### AIM
Reproduce each line of the material exactly, minus any picture.

### DATA SEGMENT
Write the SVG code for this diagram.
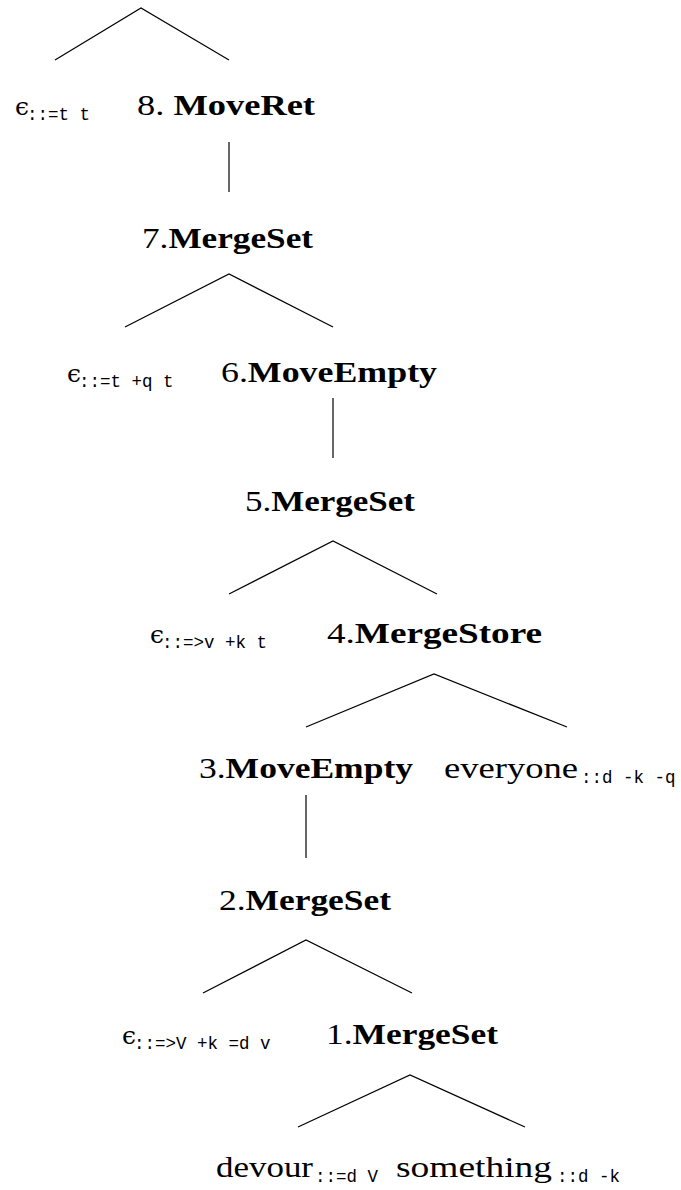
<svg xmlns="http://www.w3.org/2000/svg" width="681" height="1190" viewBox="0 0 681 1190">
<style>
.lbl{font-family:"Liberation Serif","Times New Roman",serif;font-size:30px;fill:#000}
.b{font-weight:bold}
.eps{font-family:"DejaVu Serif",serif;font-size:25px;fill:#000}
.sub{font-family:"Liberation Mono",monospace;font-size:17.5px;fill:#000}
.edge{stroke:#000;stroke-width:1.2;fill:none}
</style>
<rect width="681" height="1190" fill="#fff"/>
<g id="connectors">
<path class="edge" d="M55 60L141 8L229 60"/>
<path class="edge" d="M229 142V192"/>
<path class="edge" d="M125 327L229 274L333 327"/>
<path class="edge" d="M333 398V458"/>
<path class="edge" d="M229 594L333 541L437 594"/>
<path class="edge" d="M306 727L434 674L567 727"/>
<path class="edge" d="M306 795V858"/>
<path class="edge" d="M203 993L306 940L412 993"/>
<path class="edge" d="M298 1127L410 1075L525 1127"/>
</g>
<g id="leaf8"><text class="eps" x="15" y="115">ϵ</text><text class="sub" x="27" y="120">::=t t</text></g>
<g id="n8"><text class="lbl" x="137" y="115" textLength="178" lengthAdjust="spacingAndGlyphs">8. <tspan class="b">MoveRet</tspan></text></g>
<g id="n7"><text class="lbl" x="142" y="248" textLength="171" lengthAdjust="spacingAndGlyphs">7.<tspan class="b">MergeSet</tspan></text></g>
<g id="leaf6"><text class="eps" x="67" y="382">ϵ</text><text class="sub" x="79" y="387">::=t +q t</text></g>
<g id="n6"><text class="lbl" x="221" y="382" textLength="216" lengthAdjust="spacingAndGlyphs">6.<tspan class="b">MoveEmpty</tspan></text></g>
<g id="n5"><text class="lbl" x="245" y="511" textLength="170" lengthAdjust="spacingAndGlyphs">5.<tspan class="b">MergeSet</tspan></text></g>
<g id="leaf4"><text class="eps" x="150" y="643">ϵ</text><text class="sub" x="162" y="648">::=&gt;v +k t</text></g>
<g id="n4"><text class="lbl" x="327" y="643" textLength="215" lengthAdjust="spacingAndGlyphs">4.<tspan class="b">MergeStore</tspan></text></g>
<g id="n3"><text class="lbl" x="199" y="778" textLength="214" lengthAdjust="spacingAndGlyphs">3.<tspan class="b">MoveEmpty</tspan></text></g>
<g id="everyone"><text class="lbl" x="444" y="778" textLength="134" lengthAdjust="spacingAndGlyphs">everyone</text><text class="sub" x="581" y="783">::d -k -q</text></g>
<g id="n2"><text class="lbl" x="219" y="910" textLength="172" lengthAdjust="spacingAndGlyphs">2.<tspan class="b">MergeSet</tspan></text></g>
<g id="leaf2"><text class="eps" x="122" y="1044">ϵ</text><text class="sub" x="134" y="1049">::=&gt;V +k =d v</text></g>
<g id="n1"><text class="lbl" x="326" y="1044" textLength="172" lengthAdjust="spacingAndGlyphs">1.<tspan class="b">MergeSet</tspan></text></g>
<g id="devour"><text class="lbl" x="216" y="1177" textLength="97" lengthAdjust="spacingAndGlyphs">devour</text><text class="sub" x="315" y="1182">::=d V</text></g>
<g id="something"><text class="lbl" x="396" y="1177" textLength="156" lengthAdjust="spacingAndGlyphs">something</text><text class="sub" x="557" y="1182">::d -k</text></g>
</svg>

### PROBLEM SOLUTION
Write the SVG code for this diagram.
<svg xmlns="http://www.w3.org/2000/svg" width="681" height="1190" viewBox="0 0 681 1190">
<style>
.lbl{font-family:"Liberation Serif","Times New Roman",serif;font-size:30px;fill:#000}
.b{font-weight:bold}
.eps{font-family:"DejaVu Serif",serif;font-size:25px;fill:#000}
.sub{font-family:"Liberation Mono",monospace;font-size:17.5px;fill:#000}
.edge{stroke:#000;stroke-width:1.2;fill:none}
</style>
<rect width="681" height="1190" fill="#fff"/>
<g id="connectors">
<path class="edge" d="M55 60L141 8L229 60"/>
<path class="edge" d="M229 142V192"/>
<path class="edge" d="M125 327L229 274L333 327"/>
<path class="edge" d="M333 398V458"/>
<path class="edge" d="M229 594L333 541L437 594"/>
<path class="edge" d="M306 727L434 674L567 727"/>
<path class="edge" d="M306 795V858"/>
<path class="edge" d="M203 993L306 940L412 993"/>
<path class="edge" d="M298 1127L410 1075L525 1127"/>
</g>
<g id="leaf8"><text class="eps" x="15" y="115">ϵ</text><text class="sub" x="27" y="120">::=t t</text></g>
<g id="n8"><text class="lbl" x="137" y="115" textLength="178" lengthAdjust="spacingAndGlyphs">8. <tspan class="b">MoveRet</tspan></text></g>
<g id="n7"><text class="lbl" x="142" y="248" textLength="171" lengthAdjust="spacingAndGlyphs">7.<tspan class="b">MergeSet</tspan></text></g>
<g id="leaf6"><text class="eps" x="67" y="382">ϵ</text><text class="sub" x="79" y="387">::=t +q t</text></g>
<g id="n6"><text class="lbl" x="221" y="382" textLength="216" lengthAdjust="spacingAndGlyphs">6.<tspan class="b">MoveEmpty</tspan></text></g>
<g id="n5"><text class="lbl" x="245" y="511" textLength="170" lengthAdjust="spacingAndGlyphs">5.<tspan class="b">MergeSet</tspan></text></g>
<g id="leaf4"><text class="eps" x="150" y="643">ϵ</text><text class="sub" x="162" y="648">::=&gt;v +k t</text></g>
<g id="n4"><text class="lbl" x="327" y="643" textLength="215" lengthAdjust="spacingAndGlyphs">4.<tspan class="b">MergeStore</tspan></text></g>
<g id="n3"><text class="lbl" x="199" y="778" textLength="214" lengthAdjust="spacingAndGlyphs">3.<tspan class="b">MoveEmpty</tspan></text></g>
<g id="everyone"><text class="lbl" x="444" y="778" textLength="134" lengthAdjust="spacingAndGlyphs">everyone</text><text class="sub" x="581" y="783">::d -k -q</text></g>
<g id="n2"><text class="lbl" x="219" y="910" textLength="172" lengthAdjust="spacingAndGlyphs">2.<tspan class="b">MergeSet</tspan></text></g>
<g id="leaf2"><text class="eps" x="122" y="1044">ϵ</text><text class="sub" x="134" y="1049">::=&gt;V +k =d v</text></g>
<g id="n1"><text class="lbl" x="326" y="1044" textLength="172" lengthAdjust="spacingAndGlyphs">1.<tspan class="b">MergeSet</tspan></text></g>
<g id="devour"><text class="lbl" x="216" y="1177" textLength="97" lengthAdjust="spacingAndGlyphs">devour</text><text class="sub" x="315" y="1182">::=d V</text></g>
<g id="something"><text class="lbl" x="396" y="1177" textLength="156" lengthAdjust="spacingAndGlyphs">something</text><text class="sub" x="557" y="1182">::d -k</text></g>
</svg>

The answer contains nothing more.